In theory, this allows an OCF processor to recognize that a given file might be an EPUB file, by just looking at those magic number bytes.

(Note: the usefulness and modernity of such a convention might be the subject of a heated debate. I personally think that relying on these "old days tricks" is dangerous, but it is also true that complying is quite easy and cheap, once you know the "trick".)

Finally, the application/epub+zip Media Type is registered here.

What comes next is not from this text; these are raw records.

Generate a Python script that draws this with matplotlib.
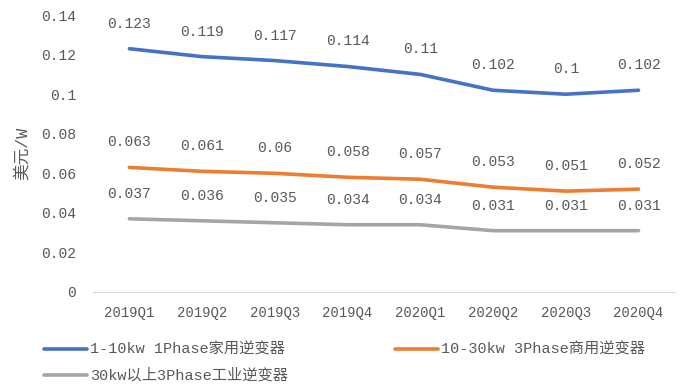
import matplotlib
matplotlib.use("Agg")
import matplotlib.pyplot as plt

plt.rcParams['font.family'] = ['Liberation Mono', 'Noto Sans CJK SC']

quarters = ["2019Q1", "2019Q2", "2019Q3", "2019Q4", "2020Q1", "2020Q2", "2020Q3", "2020Q4"]
residential = [0.123, 0.119, 0.117, 0.114, 0.11, 0.102, 0.1, 0.102]
commercial = [0.063, 0.061, 0.06, 0.058, 0.057, 0.053, 0.051, 0.052]
industrial = [0.037, 0.036, 0.035, 0.034, 0.034, 0.031, 0.031, 0.031]
series_names = ["1-10kw 1Phase家用逆变器", "10-30kw 3Phase商用逆变器", "30kw以上3Phase工业逆变器"]
colors = ["#4472C4", "#ED7D31", "#A5A5A5"]
yticks = [0, 0.02, 0.04, 0.06, 0.08, 0.1, 0.12, 0.14]

text_color = "#595959"

fig = plt.figure(figsize=(6.81, 3.87), dpi=100)
ax = fig.add_axes([0.1366, 0.2455, 0.8544, 0.7155])

x = list(range(len(quarters)))
handles = []
for vals, name, c in zip([residential, commercial, industrial], series_names, colors):
    h, = ax.plot(x, vals, color=c, linewidth=2.6, solid_capstyle="round", label=name)
    handles.append(h)
    for xi, v in zip(x, vals):
        ax.annotate(f"{v:g}", (xi, v), xytext=(0, 13), textcoords="offset points",
                    ha="center", va="bottom", fontsize=10.5, color=text_color)

ax.set_xlim(-0.5, len(quarters) - 0.5)
ax.set_ylim(0, 0.14)
ax.set_yticks(yticks)
ax.set_yticklabels([f"{t:g}" for t in yticks], fontsize=10.5, color=text_color)
ax.set_xticks(x)
ax.set_xticklabels(quarters, fontsize=10, color=text_color)
ax.tick_params(axis="both", length=0)
ax.tick_params(axis="x", pad=10)
ax.tick_params(axis="y", pad=12)
for side in ["top", "right", "left"]:
    ax.spines[side].set_visible(False)
ax.spines["bottom"].set_color("#D9D9D9")
ax.spines["bottom"].set_linewidth(0.8)

ax.set_ylabel("美元/W", fontsize=12, color=text_color, labelpad=8)

# column-wise fill: first column holds residential and industrial, second commercial
leg_handles = [handles[0], handles[2], handles[1]]
leg = fig.legend(handles=leg_handles, loc="lower left", bbox_to_anchor=(0.045, -0.025),
                 ncol=2, frameon=False, fontsize=11, handlelength=2.8,
                 handletextpad=0.2, columnspacing=7.0, labelspacing=0.75)
for t in leg.get_texts():
    t.set_color(text_color)

fig.savefig("out.png", dpi=100)
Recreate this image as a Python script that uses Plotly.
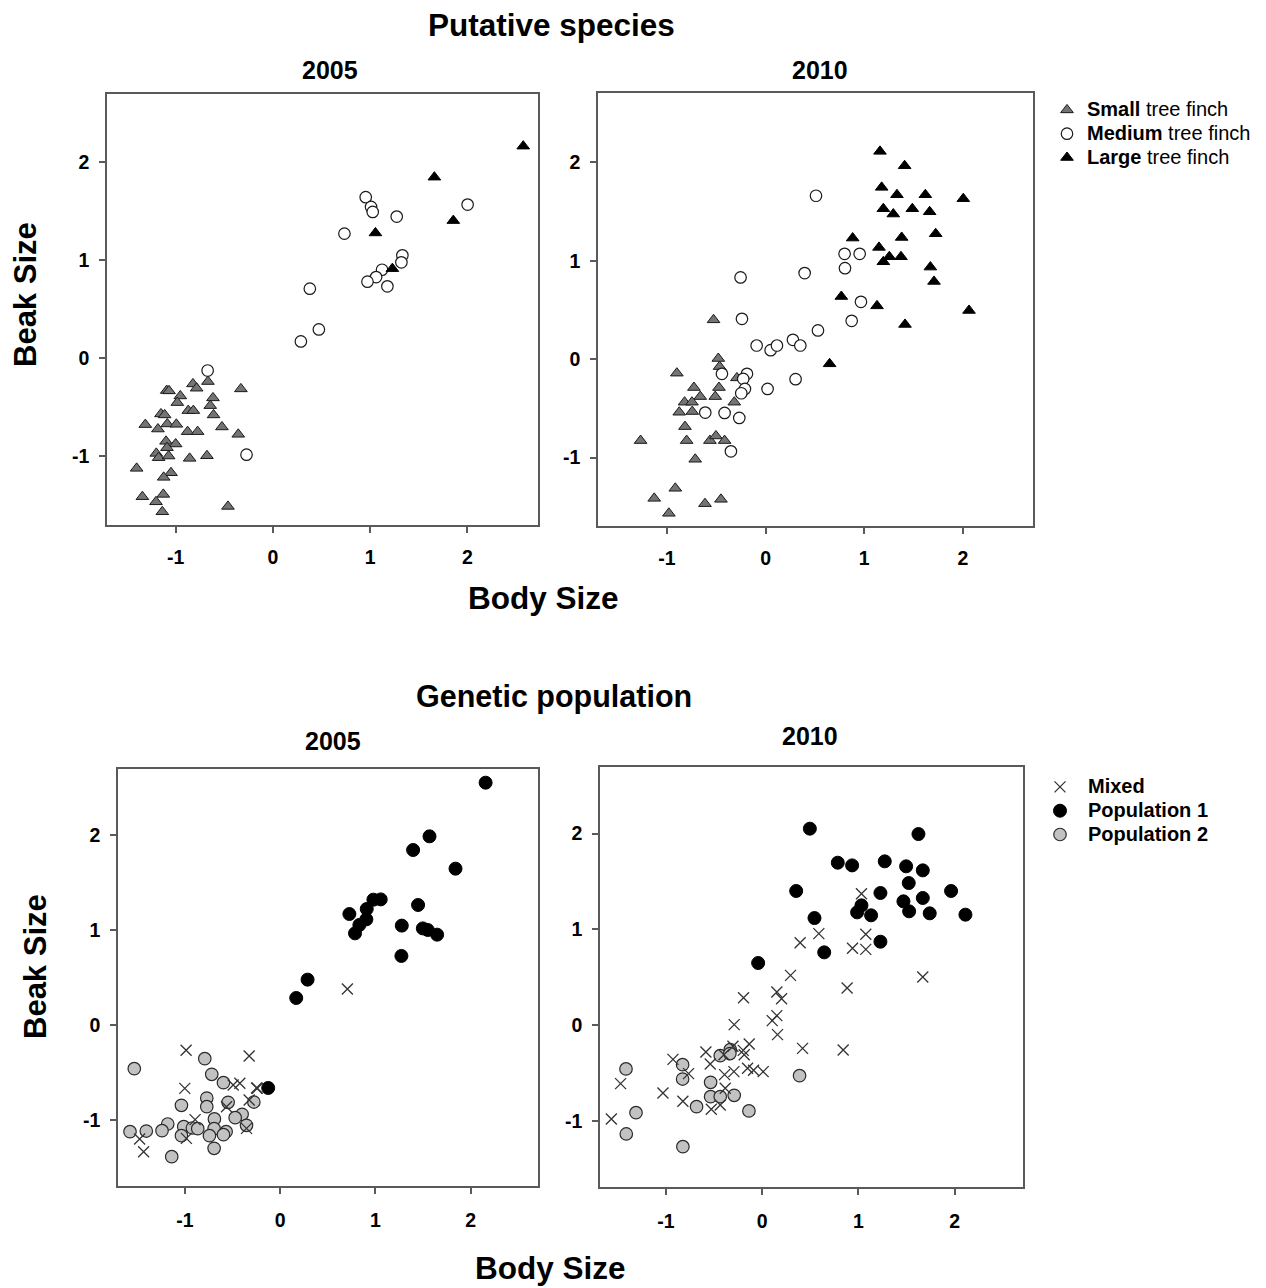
import plotly.graph_objects as go

# ---------------- DATA ----------------
# Putative species, 2005
small_2005_x = [-0.822, -0.668, -0.784, -1.092, -1.068, -0.952, -0.329, -0.616, -0.983, -0.644,
                -0.870, -0.818, -1.151, -1.113, -0.610, -1.312, -1.086, -0.993, -1.182, -0.524,
                -0.877, -0.774, -0.356, -1.099, -1.000, -1.089, -1.199, -1.175, -1.072, -0.856,
                -0.678, -1.401, -1.048, -1.123, -1.342, -1.127, -1.202, -1.137, -0.462]
small_2005_y = [-0.263, -0.239, -0.307, -0.331, -0.334, -0.386, -0.314, -0.406, -0.454, -0.485,
                -0.536, -0.536, -0.570, -0.580, -0.580, -0.679, -0.672, -0.676, -0.724, -0.703,
                -0.751, -0.751, -0.778, -0.850, -0.877, -0.915, -0.973, -1.017, -1.000, -1.024,
                -0.997, -1.126, -1.171, -1.218, -1.416, -1.392, -1.468, -1.570, -1.515]
medium_2005_x = [0.955, 1.010, 1.027, 1.274, 2.003, 0.736, 1.332, 1.322, 1.123, 1.062,
                 0.973, 1.178, 0.380, 0.473, 0.288, -0.671, -0.271]
medium_2005_y = [1.645, 1.546, 1.495, 1.447, 1.570, 1.273, 1.051, 0.980, 0.904, 0.829,
                 0.782, 0.734, 0.710, 0.294, 0.171, -0.126, -0.986]
large_2005_x = [2.575, 1.661, 1.856, 1.055, 1.229]
large_2005_y = [2.167, 1.850, 1.406, 1.280, 0.915]

# Putative species, 2010
small_2010_x = [-0.528, -0.480, -0.467, -0.900, -0.291, -0.727, -0.473, -0.663, -0.511, -0.822,
                -0.747, -0.318, -0.876, -0.744, -0.818, -1.268, -0.801, -0.565, -0.504, -0.416,
                -0.714, -0.916, -1.130, -0.981, -0.615, -0.453]
small_2010_y = [0.400, 0.007, -0.075, -0.142, -0.190, -0.288, -0.288, -0.380, -0.380, -0.437,
                -0.437, -0.437, -0.539, -0.532, -0.685, -0.827, -0.827, -0.827, -0.780, -0.827,
                -1.017, -1.312, -1.414, -1.566, -1.468, -1.424]
medium_2010_x = [0.511, 0.801, 0.954, 0.805, 0.396, -0.254, 0.967, -0.240, 0.873, 0.531,
                 -0.091, 0.051, 0.115, 0.277, 0.352, -0.443, -0.189, -0.227, 0.304, -0.210,
                 0.020, -0.247, -0.612, -0.416, -0.267, -0.352]
medium_2010_y = [1.661, 1.071, 1.071, 0.925, 0.875, 0.831, 0.583, 0.410, 0.390, 0.292,
                 0.139, 0.092, 0.139, 0.197, 0.139, -0.149, -0.149, -0.200, -0.203, -0.302,
                 -0.302, -0.346, -0.542, -0.546, -0.597, -0.936]
large_2010_x = [1.160, 1.410, 1.177, 1.332, 1.620, 2.005, 1.194, 1.295, 1.488, 1.664,
                0.883, 1.725, 1.380, 1.150, 1.255, 1.194, 1.373, 1.671, 1.708, 0.768,
                1.130, 2.063, 1.414, 0.649]
large_2010_y = [2.112, 1.966, 1.746, 1.671, 1.671, 1.631, 1.529, 1.475, 1.529, 1.498,
                1.231, 1.275, 1.237, 1.136, 1.041, 0.990, 1.041, 0.936, 0.790, 0.637,
                0.542, 0.495, 0.353, -0.047]

# Genetic population, 2005
mixed_2005_x = [0.705, -0.988, -0.326, -1.002, -0.424, -0.494, -0.249, -0.240, -0.326, -0.564,
                -0.894, -0.985, -1.476, -1.434, -0.354]
mixed_2005_y = [0.379, -0.266, -0.326, -0.666, -0.613, -0.631, -0.662, -0.665, -0.789, -0.859,
                -0.995, -1.192, -1.199, -1.332, -1.087]
pop1_2005_x = [2.156, 1.567, 1.395, 1.840, 0.978, 1.055, 0.908, 0.726, 0.904, 1.447,
               0.831, 0.785, 1.276, 1.497, 1.549, 1.647, 1.272, 0.287, 0.168, -0.126]
pop1_2005_y = [2.548, 1.984, 1.840, 1.644, 1.318, 1.321, 1.220, 1.167, 1.111, 1.262,
               1.052, 0.964, 1.045, 1.016, 0.999, 0.950, 0.726, 0.477, 0.284, -0.662]
pop2_2005_x = [-1.532, -0.792, -0.719, -0.596, -0.771, -0.771, -1.037, -0.547, -0.277, -0.400,
               -0.473, -0.691, -1.181, -1.013, -0.922, -0.866, -0.694, -0.568, -0.354, -1.577,
               -1.406, -1.241, -1.037, -0.743, -0.596, -0.694, -1.139]
pop2_2005_y = [-0.459, -0.354, -0.519, -0.606, -0.768, -0.859, -0.845, -0.813, -0.810, -0.939,
               -0.974, -0.988, -1.041, -1.069, -1.083, -1.090, -1.090, -1.122, -1.055, -1.122,
               -1.115, -1.111, -1.164, -1.164, -1.153, -1.297, -1.385]

# Genetic population, 2010
mixed_2010_x = [1.031, 1.076, 0.588, 0.394, 0.938, 1.076, 1.668, 0.294, 0.882, 0.152,
                0.201, -0.194, 0.152, 0.104, -0.291, 0.159, -0.135, -0.304, 0.419, 0.841,
                -0.585, -0.197, -0.187, -0.398, -0.927, -0.540, -0.152, -0.090, 0.010, -0.294,
                -0.391, -0.765, -1.471, -1.031, -0.384, -0.824, -0.436, -0.529, -1.567]
mixed_2010_y = [1.373, 0.949, 0.956, 0.862, 0.803, 0.792, 0.504, 0.521, 0.389, 0.348,
                0.278, 0.288, 0.101, 0.049, 0.007, -0.097, -0.195, -0.219, -0.240, -0.257,
                -0.278, -0.261, -0.306, -0.306, -0.355, -0.403, -0.448, -0.469, -0.483, -0.483,
                -0.514, -0.504, -0.608, -0.706, -0.657, -0.792, -0.831, -0.876, -0.977]
pop1_2010_x = [0.495, 1.623, 0.785, 0.934, 1.273, 1.495, 1.668, 1.522, 0.353, 1.962,
               1.228, 1.467, 1.668, 1.031, 0.986, 1.131, 1.526, 1.740, 2.111, 0.543,
               1.228, 0.644, -0.042]
pop1_2010_y = [2.051, 1.995, 1.696, 1.668, 1.710, 1.658, 1.616, 1.484, 1.401, 1.401,
               1.380, 1.293, 1.328, 1.251, 1.178, 1.147, 1.189, 1.168, 1.154, 1.119,
               0.872, 0.761, 0.650]
pop2_2010_x = [-1.415, -0.827, -0.827, -0.436, -0.332, -0.336, -0.536, -0.536, -0.436, -0.291,
               -0.682, -0.138, -1.311, 0.388, -1.412, -0.824]
pop2_2010_y = [-0.455, -0.410, -0.560, -0.316, -0.254, -0.295, -0.594, -0.744, -0.744, -0.730,
               -0.848, -0.893, -0.911, -0.525, -1.133, -1.265]

tick_vals = [-1, 0, 1, 2]
tick_text = ["-1", "0", "1", "2"]

# legend labels
lab_small = "<b>Small</b> tree finch"
lab_medium = "<b>Medium</b> tree finch"
lab_large = "<b>Large</b> tree finch"
lab_mixed = "<b>Mixed</b>"
lab_pop1 = "<b>Population 1</b>"
lab_pop2 = "<b>Population 2</b>"

# ---------------- LAYOUT HELPERS ----------------
W, H = 1266, 1288
FONT = "Arial, 'Liberation Sans', sans-serif"


def px_x(p):
    return p / W


def px_y(p):
    return 1 - p / H


# panel boxes in pixels: (left, top, right, bottom), axis ranges, label offsets
panels = {
    1: dict(box=(107, 94, 538, 525), xr=[-1.706, 2.727], yr=[-1.705, 2.70], xs=8, ys=6),
    2: dict(box=(598, 93, 1033, 526), xr=[-1.70, 2.712], yr=[-1.695, 2.705], xs=8, ys=6),
    3: dict(box=(118, 769, 538, 1186), xr=[-1.703, 2.706], yr=[-1.693, 2.692], xs=10, ys=6),
    4: dict(box=(600, 767, 1023, 1187), xr=[-1.685, 2.709], yr=[-1.686, 2.694], xs=10, ys=6),
}

fig = go.Figure()

tri_small = dict(symbol="triangle-up", size=11, color="#747474", line=dict(color="#1a1a1a", width=1))
circ_med = dict(symbol="circle", size=11.5, color="white", line=dict(color="#1a1a1a", width=1.2))
tri_large = dict(symbol="triangle-up", size=11, color="black", line=dict(color="black", width=1))
x_mixed = dict(symbol="x-thin", size=11, color="#333", line=dict(color="#333333", width=1.3))
circ_p1 = dict(symbol="circle", size=13, color="black", line=dict(color="black", width=1))
circ_p2 = dict(symbol="circle", size=12.5, color="#c2c2c2", line=dict(color="#2a2a2a", width=1.2))

# (panel, label, x, y, marker, legend, rank, show in legend)
series = [
    (1, lab_small, small_2005_x, small_2005_y, tri_small, "legend", 1, False),
    (1, lab_medium, medium_2005_x, medium_2005_y, circ_med, "legend", 2, False),
    (1, lab_large, large_2005_x, large_2005_y, tri_large, "legend", 3, False),
    (2, lab_small, small_2010_x, small_2010_y, tri_small, "legend", 1, True),
    (2, lab_medium, medium_2010_x, medium_2010_y, circ_med, "legend", 2, True),
    (2, lab_large, large_2010_x, large_2010_y, tri_large, "legend", 3, True),
    (3, lab_pop2, pop2_2005_x, pop2_2005_y, circ_p2, "legend2", 3, False),
    (3, lab_mixed, mixed_2005_x, mixed_2005_y, x_mixed, "legend2", 1, False),
    (3, lab_pop1, pop1_2005_x, pop1_2005_y, circ_p1, "legend2", 2, False),
    (4, lab_pop2, pop2_2010_x, pop2_2010_y, circ_p2, "legend2", 3, True),
    (4, lab_mixed, mixed_2010_x, mixed_2010_y, x_mixed, "legend2", 1, True),
    (4, lab_pop1, pop1_2010_x, pop1_2010_y, circ_p1, "legend2", 2, True),
]

for k, name, xs, ys, mk, leg, rank, show in series:
    suffix = "" if k == 1 else str(k)
    fig.add_trace(go.Scatter(x=xs, y=ys, mode="markers", marker=mk,
                             name="<span style='font-size:20px'>" + name + "</span>",
                             legend=leg, legendrank=rank, showlegend=show,
                             xaxis="x" + suffix, yaxis="y" + suffix,
                             hoverinfo="x+y"))

layout_axes = {}
for k, p in panels.items():
    l, t, r, b = p["box"]
    suffix = "" if k == 1 else str(k)
    common = dict(showgrid=False, zeroline=False, showline=True, mirror=True,
                  linecolor="#5a5a5a", linewidth=1.5, ticks="outside", ticklen=6,
                  tickcolor="#5a5a5a", tickwidth=1.5, tickmode="array",
                  tickvals=tick_vals, ticktext=tick_text,
                  tickfont=dict(family=FONT, size=19.5, color="black", weight="bold"))
    layout_axes["xaxis" + suffix] = dict(common, domain=[px_x(l), px_x(r)], range=p["xr"],
                                         anchor="y" + suffix, ticklabelstandoff=p["xs"])
    layout_axes["yaxis" + suffix] = dict(common, domain=[px_y(b), px_y(t)], range=p["yr"],
                                         anchor="x" + suffix, ticklabelstandoff=p["ys"])

annotations = []


def text(px, py, s, size, angle=0):
    annotations.append(dict(x=px_x(px), y=px_y(py), xref="paper", yref="paper", text=s,
                            showarrow=False, xanchor="center", yanchor="middle", textangle=angle,
                            font=dict(family=FONT, size=size, color="black", weight="bold")))


text(551, 25, "Putative species", 31.5)
text(330, 70, "2005", 25)
text(820, 70, "2010", 25)
text(25, 295, "Beak Size", 31, angle=-90)
text(543, 598, "Body Size", 31.5)

text(554, 696, "Genetic population", 30.5)
text(333, 741, "2005", 25)
text(810, 736, "2010", 25)
text(35, 967, "Beak Size", 31, angle=-90)
text(550, 1268, "Body Size", 31.5)

legend_common = dict(xanchor="left", yanchor="top", bgcolor="rgba(0,0,0,0)", borderwidth=0,
                     font=dict(family=FONT, size=16, color="black"), itemsizing="trace",
                     traceorder="normal", tracegroupgap=0)

fig.update_layout(width=W, height=H, margin=dict(l=0, r=0, t=0, b=0), autosize=False,
                  paper_bgcolor="white", plot_bgcolor="white", showlegend=True,
                  legend=dict(legend_common, x=px_x(1047), y=px_y(93)),
                  legend2=dict(legend_common, x=px_x(1032), y=px_y(770), itemwidth=46),
                  annotations=annotations, **layout_axes)

fig.write_html("out.html", config={"displayModeBar": False},
               post_script="document.body.style.margin='0';document.body.style.overflow='hidden';")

You said: "Finally", so are we done now?

Well, the constraints on the mimetype and the OCF zipping are just some of the many rules governing the EPUB OCF. If you want to delve into the details, or you need specific features (e.g., asset obfuscation), go read the specs. If you want a TL;DR version, follow this recipe:

  1. download this mimetype file and always use it
  2. download this container.xml file, put it into your META-INF directory, and always use it
  3. the previous point implies that your OPF file should be OEBPS/content.opf
  4. put your eBook assets inside the OEBPS directory
  5. stick to ASCII names for your asset files, using only [0-9A-Za-z.] to avoid characters that might need escaping and/or might not be supported by (old) EPUB processors (e.g., space, slash, non-ASCII, etc.)
  6. decide a naming convention for your asset files (e.g., OEBPS/Text, p001.xhtml, etc.)
  7. compress the ZIP container properly, as explained above

If you made until down here, you earned it: go watch some cute kitten videos.